Another telling sign, and perhaps the ultimate cause of the mariners’ death, is contempt for the Inuit, whom they meet for the first time in Greenland. It has been argued in several histories that the sailors did not survive because they would not cooperate with the native people they met when they had abandoned ship, and there is plenty of evidence that they regarded the Inuit as racially inferior – as dirty (223) and child-like, in need of the civilizing influence of their Danish masters (237). Such an attitude is unlikely to have led to the crew’s trusting or seeking help from those whom it is known they encountered at the moment of greatest crisis.
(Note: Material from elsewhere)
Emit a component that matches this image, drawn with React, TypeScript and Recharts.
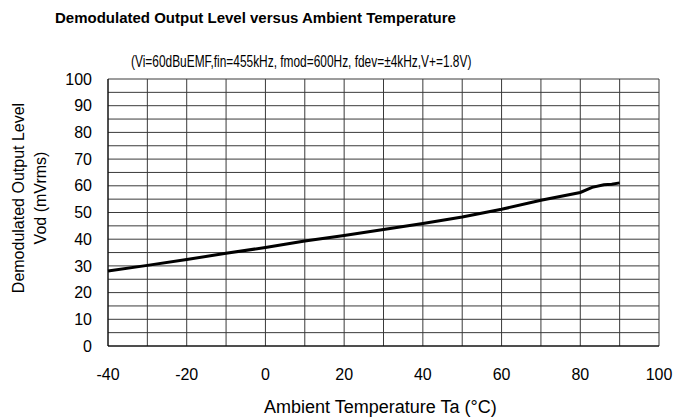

The north may have been new to white men, but it wasn’t to the Inuit, who knew how to survive.

Relic of the Franklin Expedition. — Facsimile of a Paper found by
Captain M'Clintock, RN, Commander of the Final Expedition
in Search of Sir John Franklin, on Prince of Wales Island.

Of these issues we can only speculate, but May We be Spared to Meet on Earth certainly allows us to consider the personalities, attitudes, beliefs and situations of this courageous band of Britons. Although there are no direct editorial interventions – with original, often inaccurate spelling and punctuation being preserved to indicate differences of class and education – navigation of the material is facilitated by a general introduction, by introductory essays for each of sections, and by chronologies, detailed notes, maps, illustrations, and informative appendices. These contain wide-ranging and meticulously researched information, written with clarity and directness. My only slight cavil is the omission of the famous photographs of the main players; it would have been instructive to see the faces of the characters whose inner thoughts are so touchingly revealed. Nevertheless this is an exemplary book of dedicated scholarship and learning, presenting its startling material in an accessible form. Its contribution to study of the Franklin Expedition is highly significant, and it will undoubtedly be the cornerstone of all future writing and research on this most tragic and fascinating of polar explorations.

Bibliography

[Book under review] May We Be Spared to Meet on Earth: Letters of the Lost Franklin Arctic Expedition. Edited by Russell A. Potter, Regina Koellner, Peter Carney, and Mary Williamson, with a Foreword by Michael Palin. Montreal & Kingston: McGill University Press, 2022. 481 pp. ISBN978-0-2280-1139-2. £25.77.